■ Data in this exercise ■
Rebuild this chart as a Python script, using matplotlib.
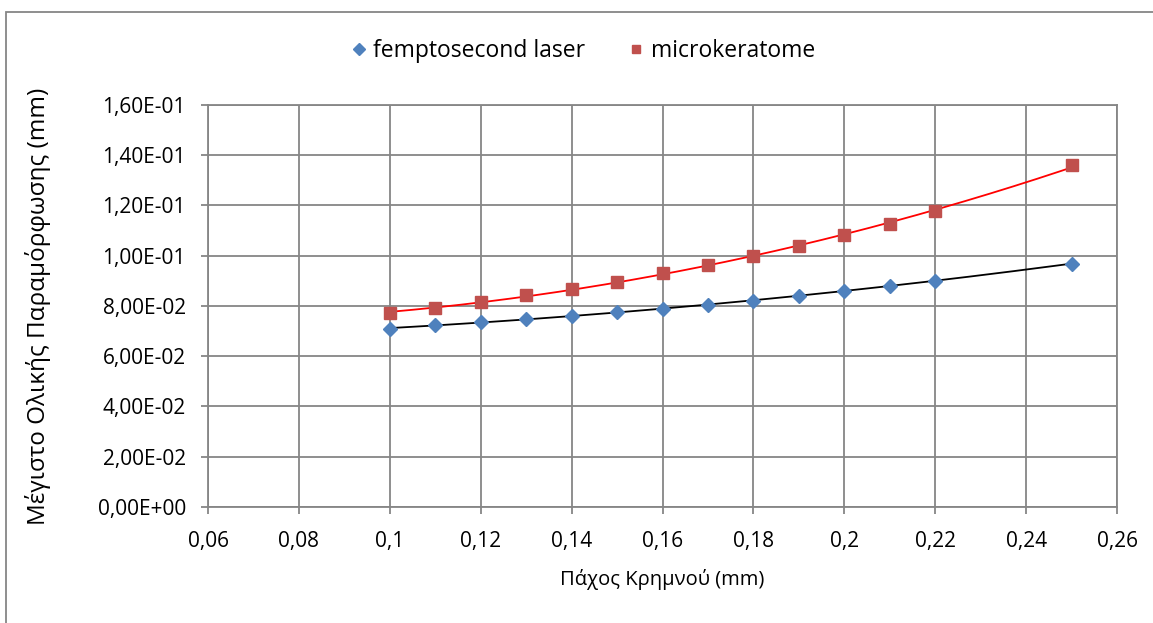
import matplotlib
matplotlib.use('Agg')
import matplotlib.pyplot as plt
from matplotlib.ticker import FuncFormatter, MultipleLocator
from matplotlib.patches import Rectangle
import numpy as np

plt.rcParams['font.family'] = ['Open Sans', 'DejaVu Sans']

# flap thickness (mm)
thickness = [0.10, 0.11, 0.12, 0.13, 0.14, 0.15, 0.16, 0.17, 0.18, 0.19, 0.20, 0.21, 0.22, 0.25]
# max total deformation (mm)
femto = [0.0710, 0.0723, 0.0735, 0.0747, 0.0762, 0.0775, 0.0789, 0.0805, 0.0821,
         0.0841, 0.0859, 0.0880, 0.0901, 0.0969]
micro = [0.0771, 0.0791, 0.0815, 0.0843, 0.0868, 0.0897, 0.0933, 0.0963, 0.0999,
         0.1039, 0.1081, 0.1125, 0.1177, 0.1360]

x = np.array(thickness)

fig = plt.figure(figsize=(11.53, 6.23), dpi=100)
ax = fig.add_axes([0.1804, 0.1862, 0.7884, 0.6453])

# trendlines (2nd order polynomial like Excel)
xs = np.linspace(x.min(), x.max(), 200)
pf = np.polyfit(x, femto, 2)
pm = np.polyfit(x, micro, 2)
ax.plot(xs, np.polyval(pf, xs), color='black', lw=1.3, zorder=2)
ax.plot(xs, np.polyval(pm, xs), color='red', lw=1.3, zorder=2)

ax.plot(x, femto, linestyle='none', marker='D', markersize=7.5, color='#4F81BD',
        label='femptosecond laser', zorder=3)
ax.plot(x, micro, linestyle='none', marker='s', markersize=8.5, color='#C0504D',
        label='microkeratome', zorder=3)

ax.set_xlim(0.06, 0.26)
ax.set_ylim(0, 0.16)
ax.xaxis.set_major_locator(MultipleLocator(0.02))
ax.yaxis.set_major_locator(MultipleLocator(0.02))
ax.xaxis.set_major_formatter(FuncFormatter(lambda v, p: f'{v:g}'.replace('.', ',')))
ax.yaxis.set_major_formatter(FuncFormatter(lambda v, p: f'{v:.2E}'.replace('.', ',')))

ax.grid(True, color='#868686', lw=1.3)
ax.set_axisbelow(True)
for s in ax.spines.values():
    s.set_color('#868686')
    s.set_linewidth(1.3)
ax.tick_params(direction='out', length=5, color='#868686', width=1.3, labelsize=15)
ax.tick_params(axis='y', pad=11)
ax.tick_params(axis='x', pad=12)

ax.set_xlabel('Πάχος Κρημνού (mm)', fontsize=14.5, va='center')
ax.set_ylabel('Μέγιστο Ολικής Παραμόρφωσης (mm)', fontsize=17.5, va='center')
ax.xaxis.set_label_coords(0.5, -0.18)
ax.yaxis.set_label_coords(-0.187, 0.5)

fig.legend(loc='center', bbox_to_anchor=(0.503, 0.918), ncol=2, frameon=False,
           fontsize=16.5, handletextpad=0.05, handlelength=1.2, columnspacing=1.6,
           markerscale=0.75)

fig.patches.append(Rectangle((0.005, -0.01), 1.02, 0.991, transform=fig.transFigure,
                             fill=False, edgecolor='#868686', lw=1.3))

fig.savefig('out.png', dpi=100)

* * *

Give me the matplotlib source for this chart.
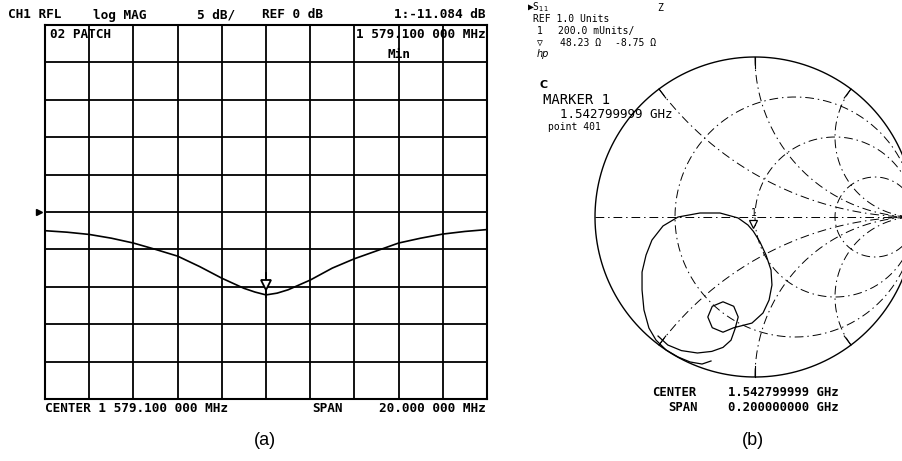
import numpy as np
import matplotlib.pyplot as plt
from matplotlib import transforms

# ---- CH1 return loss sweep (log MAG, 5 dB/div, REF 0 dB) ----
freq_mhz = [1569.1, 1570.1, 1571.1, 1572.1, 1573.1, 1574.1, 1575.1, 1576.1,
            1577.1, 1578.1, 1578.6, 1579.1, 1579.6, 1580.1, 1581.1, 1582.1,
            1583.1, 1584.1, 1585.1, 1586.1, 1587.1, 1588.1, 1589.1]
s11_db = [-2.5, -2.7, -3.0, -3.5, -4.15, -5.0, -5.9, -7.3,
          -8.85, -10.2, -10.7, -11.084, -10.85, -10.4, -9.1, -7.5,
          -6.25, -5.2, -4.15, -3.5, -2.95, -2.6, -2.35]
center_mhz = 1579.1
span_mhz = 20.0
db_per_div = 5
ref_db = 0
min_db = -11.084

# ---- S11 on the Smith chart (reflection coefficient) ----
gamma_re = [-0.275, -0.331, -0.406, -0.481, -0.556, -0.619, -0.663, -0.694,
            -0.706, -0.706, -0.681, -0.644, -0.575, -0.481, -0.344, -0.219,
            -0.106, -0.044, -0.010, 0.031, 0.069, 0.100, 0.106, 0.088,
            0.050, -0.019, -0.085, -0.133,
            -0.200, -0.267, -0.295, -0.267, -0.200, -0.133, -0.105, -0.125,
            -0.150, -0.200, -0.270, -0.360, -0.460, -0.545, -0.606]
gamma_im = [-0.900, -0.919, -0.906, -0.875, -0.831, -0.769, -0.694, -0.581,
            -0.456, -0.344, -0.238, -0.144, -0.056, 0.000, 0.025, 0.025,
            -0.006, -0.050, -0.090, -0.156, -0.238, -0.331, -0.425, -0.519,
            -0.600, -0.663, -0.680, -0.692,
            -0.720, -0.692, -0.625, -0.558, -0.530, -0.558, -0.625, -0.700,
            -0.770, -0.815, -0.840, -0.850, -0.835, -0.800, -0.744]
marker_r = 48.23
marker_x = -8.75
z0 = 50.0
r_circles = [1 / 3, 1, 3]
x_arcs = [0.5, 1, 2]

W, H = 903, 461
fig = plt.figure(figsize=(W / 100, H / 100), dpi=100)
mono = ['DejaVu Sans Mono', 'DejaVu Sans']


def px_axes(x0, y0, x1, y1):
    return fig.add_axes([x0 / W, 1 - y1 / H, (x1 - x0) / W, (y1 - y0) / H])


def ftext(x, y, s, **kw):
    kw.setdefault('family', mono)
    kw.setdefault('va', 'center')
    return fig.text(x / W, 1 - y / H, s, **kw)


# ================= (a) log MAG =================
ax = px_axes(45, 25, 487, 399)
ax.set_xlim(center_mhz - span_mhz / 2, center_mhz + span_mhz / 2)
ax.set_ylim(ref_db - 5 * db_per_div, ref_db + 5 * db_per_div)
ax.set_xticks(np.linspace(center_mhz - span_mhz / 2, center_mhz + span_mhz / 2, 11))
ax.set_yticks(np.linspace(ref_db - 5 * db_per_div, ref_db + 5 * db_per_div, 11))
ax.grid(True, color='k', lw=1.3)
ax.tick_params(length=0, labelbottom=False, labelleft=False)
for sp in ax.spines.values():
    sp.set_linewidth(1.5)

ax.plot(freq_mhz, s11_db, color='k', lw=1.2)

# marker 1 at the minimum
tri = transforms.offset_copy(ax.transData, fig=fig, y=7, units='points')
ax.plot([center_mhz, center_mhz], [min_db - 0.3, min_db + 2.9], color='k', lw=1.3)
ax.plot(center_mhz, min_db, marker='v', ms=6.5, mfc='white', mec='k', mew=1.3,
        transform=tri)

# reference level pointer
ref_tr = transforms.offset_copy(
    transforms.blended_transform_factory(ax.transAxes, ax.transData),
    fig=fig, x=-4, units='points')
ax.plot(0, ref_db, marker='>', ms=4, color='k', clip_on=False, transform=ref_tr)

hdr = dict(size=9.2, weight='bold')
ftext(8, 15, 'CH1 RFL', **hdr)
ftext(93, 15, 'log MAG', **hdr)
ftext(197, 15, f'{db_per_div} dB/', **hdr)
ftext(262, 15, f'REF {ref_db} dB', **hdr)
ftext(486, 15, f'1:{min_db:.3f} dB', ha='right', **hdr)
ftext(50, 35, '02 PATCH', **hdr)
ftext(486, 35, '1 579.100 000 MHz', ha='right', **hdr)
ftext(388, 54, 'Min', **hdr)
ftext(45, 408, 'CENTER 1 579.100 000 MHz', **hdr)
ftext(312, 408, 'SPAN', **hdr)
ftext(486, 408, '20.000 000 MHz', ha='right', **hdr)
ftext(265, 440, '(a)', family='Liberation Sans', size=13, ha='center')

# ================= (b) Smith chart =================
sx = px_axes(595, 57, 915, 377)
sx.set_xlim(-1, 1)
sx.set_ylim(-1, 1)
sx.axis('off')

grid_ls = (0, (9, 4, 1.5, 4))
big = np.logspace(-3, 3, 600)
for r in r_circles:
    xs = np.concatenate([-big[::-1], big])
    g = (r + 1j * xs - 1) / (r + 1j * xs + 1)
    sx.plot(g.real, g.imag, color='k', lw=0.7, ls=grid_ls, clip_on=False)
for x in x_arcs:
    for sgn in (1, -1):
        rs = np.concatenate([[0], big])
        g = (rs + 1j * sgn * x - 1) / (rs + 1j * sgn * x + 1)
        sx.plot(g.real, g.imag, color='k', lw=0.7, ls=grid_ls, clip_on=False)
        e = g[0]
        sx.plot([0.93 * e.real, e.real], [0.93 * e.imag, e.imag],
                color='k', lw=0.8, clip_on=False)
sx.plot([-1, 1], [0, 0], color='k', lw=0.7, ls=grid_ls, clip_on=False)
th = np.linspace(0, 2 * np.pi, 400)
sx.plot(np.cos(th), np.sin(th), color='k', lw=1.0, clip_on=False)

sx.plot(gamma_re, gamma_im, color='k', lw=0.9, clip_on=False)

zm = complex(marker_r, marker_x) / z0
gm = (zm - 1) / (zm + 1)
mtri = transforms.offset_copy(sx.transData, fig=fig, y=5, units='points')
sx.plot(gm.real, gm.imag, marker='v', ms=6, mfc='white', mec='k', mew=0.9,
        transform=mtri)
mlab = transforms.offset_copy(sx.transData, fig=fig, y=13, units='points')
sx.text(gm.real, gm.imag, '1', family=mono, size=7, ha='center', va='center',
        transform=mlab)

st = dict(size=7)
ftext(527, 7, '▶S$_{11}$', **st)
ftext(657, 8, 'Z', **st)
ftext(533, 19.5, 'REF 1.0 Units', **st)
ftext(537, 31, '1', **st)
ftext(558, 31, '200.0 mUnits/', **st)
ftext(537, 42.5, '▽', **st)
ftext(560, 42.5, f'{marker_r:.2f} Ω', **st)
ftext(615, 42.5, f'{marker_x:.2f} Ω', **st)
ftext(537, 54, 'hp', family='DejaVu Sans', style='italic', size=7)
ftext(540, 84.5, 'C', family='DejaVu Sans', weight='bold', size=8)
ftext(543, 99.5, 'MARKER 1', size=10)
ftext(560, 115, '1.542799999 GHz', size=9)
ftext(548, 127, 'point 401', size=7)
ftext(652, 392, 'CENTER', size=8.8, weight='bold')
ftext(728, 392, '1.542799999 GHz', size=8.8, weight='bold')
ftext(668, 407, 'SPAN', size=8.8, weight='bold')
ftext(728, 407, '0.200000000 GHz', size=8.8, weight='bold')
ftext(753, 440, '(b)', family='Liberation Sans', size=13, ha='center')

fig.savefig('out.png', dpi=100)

■ Goal ■
Using the entries above, repeat exactly the lines from the one with "Give me the matplotlib source for this chart." to the one with "from matplotlib import transforms", both included, and leave the pictures behind.

■ Expected answer ■
Give me the matplotlib source for this chart.
import numpy as np
import matplotlib.pyplot as plt
from matplotlib import transforms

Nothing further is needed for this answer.